→ **Code that draws figures**
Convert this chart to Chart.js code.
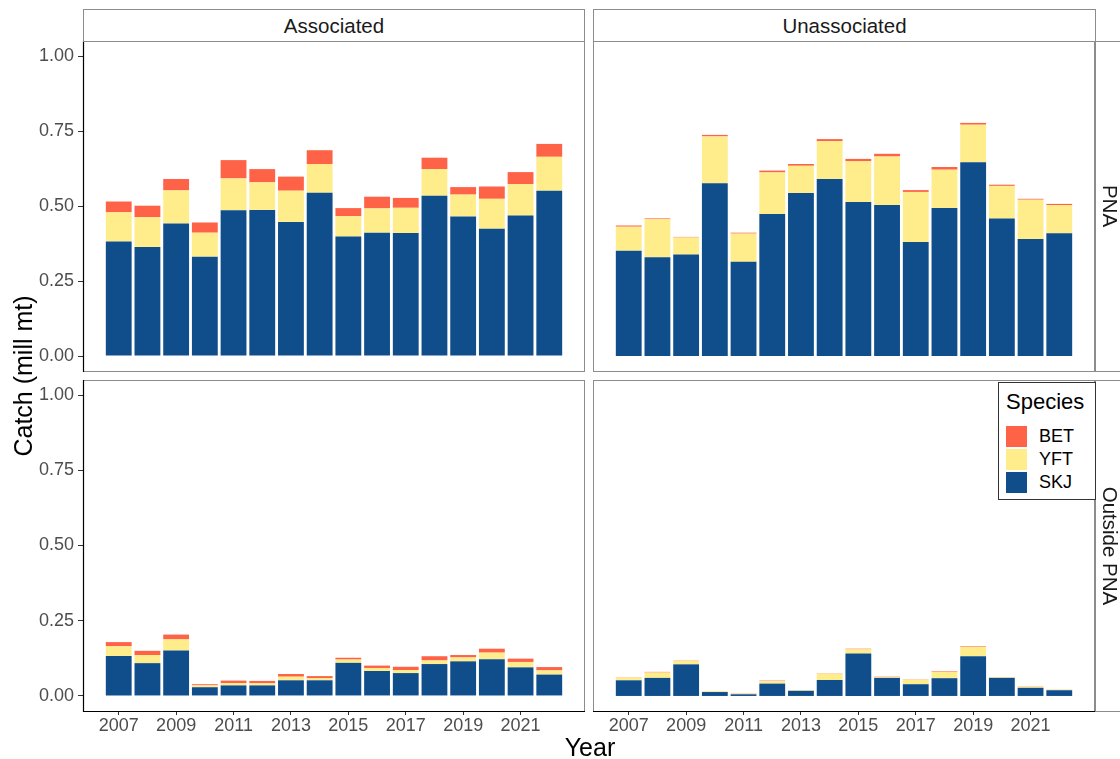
<!DOCTYPE html>
<html>
<head>
<meta charset="utf-8">
<script src="https://cdn.jsdelivr.net/npm/chart.js@4.4.1/dist/chart.umd.min.js"></script>
<style>
html,body{margin:0;padding:0;background:#fff;}
body{width:1120px;height:759px;position:relative;overflow:hidden;font-family:"Liberation Sans",Arial,Helvetica,sans-serif;}
canvas{position:absolute;}
.strip{position:absolute;box-sizing:border-box;border:1px solid #8c8c8c;background:#fff;color:#1a1a1a;font-size:20.5px;text-align:center;}
.rot{position:absolute;text-align:center;white-space:nowrap;}
#legend{position:absolute;left:998px;top:382px;width:98px;height:118px;box-sizing:border-box;border:1px solid #333;background:#fff;}
#legend .title{position:absolute;left:7px;top:4px;font-size:22px;color:#000;line-height:30px;}
#legend .key{position:absolute;left:7px;width:21px;height:21px;}
#legend .lab{position:absolute;left:40px;font-size:18px;line-height:21px;color:#000;}
</style>
</head>
<body>
<canvas id="c1" width="590" height="340" style="left:0px;top:36px"></canvas>
<canvas id="c2" width="512" height="340" style="left:588px;top:36px"></canvas>
<canvas id="c3" width="590" height="366" style="left:0px;top:375px"></canvas>
<canvas id="c4" width="512" height="366" style="left:588px;top:375px"></canvas>

<div class="strip" style="left:83px;top:9px;width:502px;height:33px;line-height:31px;">Associated</div>
<div class="strip" style="left:593px;top:9px;width:503px;height:33px;line-height:31px;">Unassociated</div>
<div class="strip" style="left:1095px;top:41px;width:40px;height:331px;"></div>
<div class="strip" style="left:1095px;top:380px;width:40px;height:332px;"></div>
<div class="rot" style="left:1010px;top:191px;width:200px;height:30px;line-height:30px;font-size:20.5px;color:#1a1a1a;transform:rotate(90deg);">PNA</div>
<div class="rot" style="left:1010px;top:531px;width:200px;height:30px;line-height:30px;font-size:20.5px;color:#1a1a1a;transform:rotate(90deg);">Outside PNA</div>

<div class="rot" style="left:-127px;top:361px;width:300px;height:30px;line-height:30px;font-size:25px;color:#000;transform:rotate(-90deg);">Catch (mill mt)</div>
<div class="rot" style="left:490px;top:732px;width:200px;height:30px;line-height:30px;font-size:25px;color:#000;">Year</div>

<div id="legend">
  <div class="title">Species</div>
  <div class="key" style="top:43px;background:#FF6347"></div><div class="lab" style="top:43px">BET</div>
  <div class="key" style="top:66px;background:#FFEC8B"></div><div class="lab" style="top:66px">YFT</div>
  <div class="key" style="top:89px;background:#104E8B"></div><div class="lab" style="top:89px">SKJ</div>
</div>

<script>
// ---- data (million mt) ----
const years = [2007,2008,2009,2010,2011,2012,2013,2014,2015,2016,2017,2018,2019,2020,2021,2022];
const xTickYears = [2007,2009,2011,2013,2015,2017,2019,2021];
const yTickValues = [0,0.25,0.5,0.75,1.0];
const species = ['SKJ','YFT','BET'];

// Associated, PNA
const assocPnaSKJ = [0.382,0.363,0.442,0.331,0.486,0.487,0.447,0.544,0.398,0.411,0.410,0.534,0.465,0.424,0.468,0.551];
const assocPnaYFT = [0.097,0.100,0.110,0.080,0.106,0.092,0.104,0.096,0.068,0.081,0.084,0.089,0.073,0.100,0.105,0.113];
const assocPnaBET = [0.036,0.038,0.038,0.034,0.061,0.044,0.047,0.046,0.027,0.039,0.033,0.038,0.025,0.041,0.040,0.043];

// Unassociated, PNA
const unassocPnaSKJ = [0.351,0.329,0.338,0.576,0.314,0.473,0.543,0.590,0.513,0.503,0.380,0.493,0.646,0.458,0.390,0.409];
const unassocPnaYFT = [0.080,0.128,0.057,0.156,0.094,0.139,0.091,0.126,0.136,0.162,0.167,0.128,0.125,0.109,0.131,0.094];
const unassocPnaBET = [0.004,0.002,0.002,0.005,0.003,0.006,0.006,0.007,0.008,0.009,0.006,0.009,0.006,0.004,0.003,0.004];

// Associated, Outside PNA
const assocOutSKJ = [0.133,0.109,0.151,0.029,0.035,0.035,0.052,0.052,0.110,0.083,0.076,0.106,0.115,0.122,0.095,0.071];
const assocOutYFT = [0.032,0.027,0.037,0.006,0.008,0.007,0.012,0.007,0.011,0.010,0.010,0.012,0.013,0.022,0.018,0.014];
const assocOutBET = [0.014,0.014,0.016,0.004,0.008,0.008,0.009,0.007,0.006,0.008,0.011,0.014,0.008,0.013,0.011,0.011];

// Unassociated, Outside PNA
const unassocOutSKJ = [0.052,0.060,0.105,0.013,0.0055,0.041,0.017,0.053,0.141,0.060,0.039,0.059,0.132,0.060,0.027,0.019];
const unassocOutYFT = [0.009,0.018,0.012,0.0025,0.0023,0.008,0.002,0.021,0.014,0.003,0.015,0.021,0.031,0.002,0.004,0.002];
const unassocOutBET = [0.001,0.002,0.001,0.0005,0.001,0.002,0.0005,0.001,0.002,0.001,0.001,0.002,0.002,0.001,0.001,0.0005];

// ---- styling ----
const speciesColors = {SKJ:'#104E8B', YFT:'#FFEC8B', BET:'#FF6347'};
const FONT = '"Liberation Sans", Arial, Helvetica, sans-serif';

const panelFrame = {
  id:'panelFrame',
  beforeDraw(chart){
    const {ctx, chartArea:a} = chart;
    ctx.save();
    ctx.strokeStyle = '#8c8c8c';
    ctx.lineWidth = 1;
    ctx.strokeRect(Math.round(a.left)+0.5, Math.round(a.top)+0.5, Math.round(a.right-a.left)-1, Math.round(a.bottom-a.top));
    ctx.restore();
  },
  afterDraw(chart, args, opts){
    const {ctx, chartArea:a} = chart;
    const l = Math.round(a.left)+0.5, r = Math.round(a.right), t = Math.round(a.top), b = Math.round(a.bottom)+0.5;
    ctx.save();
    ctx.strokeStyle = '#000';
    ctx.lineWidth = 1.2;
    ctx.beginPath();
    if (opts.left){ ctx.moveTo(l, t); ctx.lineTo(l, b+0.5); }
    if (opts.bottom){ ctx.moveTo(l-0.5, b); ctx.lineTo(r, b); }
    ctx.stroke();
    ctx.restore();
  }
};

function dataset(name, vals){
  return {
    label: name,
    data: years.map((yr,i)=>({x:yr, y:vals[i]})),
    backgroundColor: speciesColors[name],
    borderWidth: 0,
    barPercentage: 0.9,
    categoryPercentage: 1.0
  };
}

function makePanel(id, skj, yft, bet, showX, showY, padding){
  return new Chart(document.getElementById(id), {
    type:'bar',
    data:{ datasets:[dataset('SKJ',skj), dataset('YFT',yft), dataset('BET',bet)] },
    options:{
      responsive:false, animation:false, devicePixelRatio:1,
      layout:{padding:padding},
      plugins:{legend:{display:false}, tooltip:{enabled:false}, panelFrame:{left:showY, bottom:showX}},
      scales:{
        x:{
          type:'linear', stacked:true, offset:false,
          min:2005.755, max:2023.245,
          display:showX,
          afterBuildTicks:(s)=>{ s.ticks = xTickYears.map(v=>({value:v})); },
          afterFit:(s)=>{ if (showX) s.height = 30; s.paddingLeft = 0; s.paddingRight = 0; },
          grid:{display:true, offset:false, drawOnChartArea:false, drawTicks:true, tickLength:4, tickColor:'#333', tickWidth:1},
          border:{display:false},
          ticks:{font:{family:FONT, size:18}, color:'#4d4d4d', padding:0, maxRotation:0, autoSkip:false, callback:(v)=>String(v)}
        },
        y:{
          type:'linear', stacked:true,
          min:-0.05, max:1.05,
          display:showY,
          afterBuildTicks:(s)=>{ s.ticks = yTickValues.map(v=>({value:v})); },
          afterFit:(s)=>{ if (showY) s.width = 83; s.paddingTop = 0; s.paddingBottom = 0; },
          grid:{display:true, drawOnChartArea:false, drawTicks:true, tickLength:5, tickColor:'#333', tickWidth:1},
          border:{display:false},
          ticks:{font:{family:FONT, size:18}, color:'#4d4d4d', padding:4, callback:(v)=>Number(v).toFixed(2)}
        }
      }
    },
    plugins:[panelFrame]
  });
}

makePanel('c1', assocPnaSKJ, assocPnaYFT, assocPnaBET, false, true, {top:5, right:5, bottom:5, left:0});
makePanel('c2', unassocPnaSKJ, unassocPnaYFT, unassocPnaBET, false, false, {top:5, right:5, bottom:5, left:5});
makePanel('c3', assocOutSKJ, assocOutYFT, assocOutBET, true, true, {top:5, right:5, bottom:0, left:0});
makePanel('c4', unassocOutSKJ, unassocOutYFT, unassocOutBET, true, false, {top:5, right:5, bottom:0, left:5});
</script>
</body>
</html>
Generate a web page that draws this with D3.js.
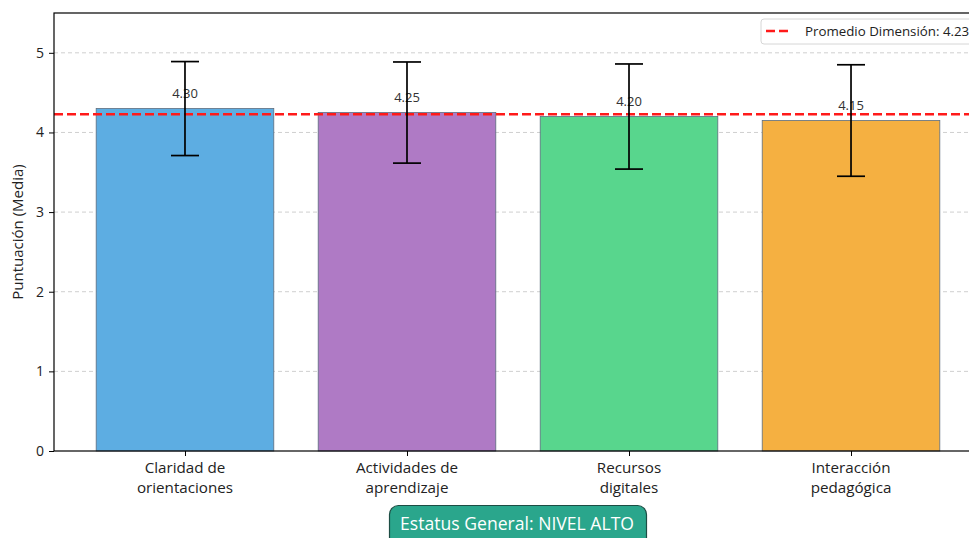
<!DOCTYPE html>
<html><head><meta charset="utf-8">
<script src="https://cdn.jsdelivr.net/npm/d3@7"></script>
<style>body{margin:0;background:#fff;overflow:hidden}svg{display:block;font-family:"Open Sans",Roboto,sans-serif}</style>
</head><body>
<script>
const categories = [["Claridad de","orientaciones"],["Actividades de","aprendizaje"],["Recursos","digitales"],["Interacción","pedagógica"]];
const means = [4.30, 4.25, 4.20, 4.15];
const stds = [0.59, 0.635, 0.66, 0.70];
const colors = ["#5DADE2","#AF7AC5","#58D68D","#F5B041"];
const yTicks = [0,1,2,3,4,5];
const dimensionMean = 4.23;
const legendLabel = "Promedio Dimensión: 4.23";
const statusLabel = "Estatus General: NIVEL ALTO";

const W = 969, H = 538;
const svg = d3.select("body").append("svg").attr("width", W).attr("height", H);
const m = {left: 54, top: 13, right: 982, bottom: 451};
const idx = d3.range(categories.length);
const x = d3.scaleLinear().domain([-0.59, 3.59]).range([m.left, m.right]);
const y = d3.scaleLinear().domain([0, 5.5]).range([m.bottom, m.top]);
const bw = x(0.8) - x(0);

// grid
svg.append("g").selectAll("line").data(yTicks.filter(d=>d>0)).join("line")
  .attr("x1", m.left).attr("x2", m.right).attr("y1", d=>y(d)).attr("y2", d=>y(d))
  .attr("stroke", "#cfcfcf").attr("stroke-width", 1).attr("stroke-dasharray", "4,3");

// bars
svg.append("g").selectAll("rect").data(idx).join("rect")
  .attr("x", i=>x(i)-bw/2).attr("width", bw)
  .attr("y", i=>y(means[i])).attr("height", i=>y(0)-y(means[i]))
  .attr("fill", i=>colors[i]).attr("stroke", "#5d6d7e").attr("stroke-width", 0.8);

// mean line
svg.append("line").attr("x1", m.left).attr("x2", m.right)
  .attr("y1", y(dimensionMean)).attr("y2", y(dimensionMean))
  .attr("stroke", "#ff1a1a").attr("stroke-width", 2.5).attr("stroke-dasharray", "9,4");

// value labels
svg.append("g").selectAll("text").data(idx).join("text")
  .attr("x", i=>x(i)).attr("y", i=>y(means[i]+0.1)-3)
  .attr("text-anchor", "middle").attr("font-size", 13).attr("fill", "#333")
  .text(i=>means[i].toFixed(2));

// error bars
const eb = svg.append("g").attr("stroke", "#000").attr("stroke-width", 1.7);
idx.forEach(i=>{
  const cx = x(i), t = y(means[i]+stds[i]), b = y(means[i]-stds[i]);
  eb.append("line").attr("x1", cx).attr("x2", cx).attr("y1", t).attr("y2", b);
  eb.append("line").attr("x1", cx-14).attr("x2", cx+14).attr("y1", t).attr("y2", t);
  eb.append("line").attr("x1", cx-14).attr("x2", cx+14).attr("y1", b).attr("y2", b);
});

// frame
svg.append("rect").attr("x", m.left).attr("y", m.top).attr("width", m.right-m.left).attr("height", m.bottom-m.top)
  .attr("fill", "none").attr("stroke", "#000").attr("stroke-width", 1.2);

// y axis
const ya = svg.append("g").attr("transform", `translate(${m.left},0)`)
  .call(d3.axisLeft(y).tickValues(yTicks).tickSize(5).tickPadding(5).tickFormat(d3.format("d")));
ya.select(".domain").remove();
ya.selectAll("text").attr("font-size", 14).attr("fill", "#222").attr("font-family", "'Open Sans', sans-serif");
ya.selectAll("line").attr("stroke", "#000");

// x axis
const xa = svg.append("g").attr("transform", `translate(0,${m.bottom})`)
  .call(d3.axisBottom(x).tickValues(idx).tickSize(5).tickFormat(""));
xa.select(".domain").remove();
xa.selectAll("line").attr("stroke", "#000");
const xl = svg.append("g");
idx.forEach(i=>{
  categories[i].forEach((line, k)=>xl.append("text").attr("x", x(i)).attr("y", m.bottom+22+k*20)
    .attr("text-anchor", "middle").attr("font-size", 15.2).attr("fill", "#222").text(line));
});

// y label
svg.append("text").attr("transform", `translate(23,${(m.top+m.bottom)/2}) rotate(-90)`)
  .attr("text-anchor", "middle").attr("font-size", 15).attr("fill", "#222").text("Puntuación (Media)");

// legend
const lg = svg.append("g");
lg.append("rect").attr("x", 761).attr("y", 19).attr("width", 230).attr("height", 25).attr("rx", 3)
  .attr("fill", "#fff").attr("stroke", "#d6d6d6").attr("stroke-width", 1);
lg.append("line").attr("x1", 766).attr("x2", 791).attr("y1", 31).attr("y2", 31)
  .attr("stroke", "#ff1a1a").attr("stroke-width", 2.5).attr("stroke-dasharray", "9,4");
lg.append("text").attr("x", 805).attr("y", 36).attr("font-size", 13.3).attr("fill", "#222").text(legendLabel);

// status box
const sb = svg.append("g");
sb.append("rect").attr("x", 389.5).attr("y", 505.5).attr("width", 257).attr("height", 50).attr("rx", 9)
  .attr("fill", "#2aa68c").attr("stroke", "#1d4d44").attr("stroke-width", 1.2);
sb.append("text").attr("x", 517).attr("y", 530).attr("text-anchor", "middle").attr("font-size", 17.6)
  .attr("fill", "#fff").text(statusLabel);
</script>
</body></html>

→ **The task**
The lines above form a set of records; determine how many of them contain the string "this" and give that number alone.

→ **Finished exercise**
2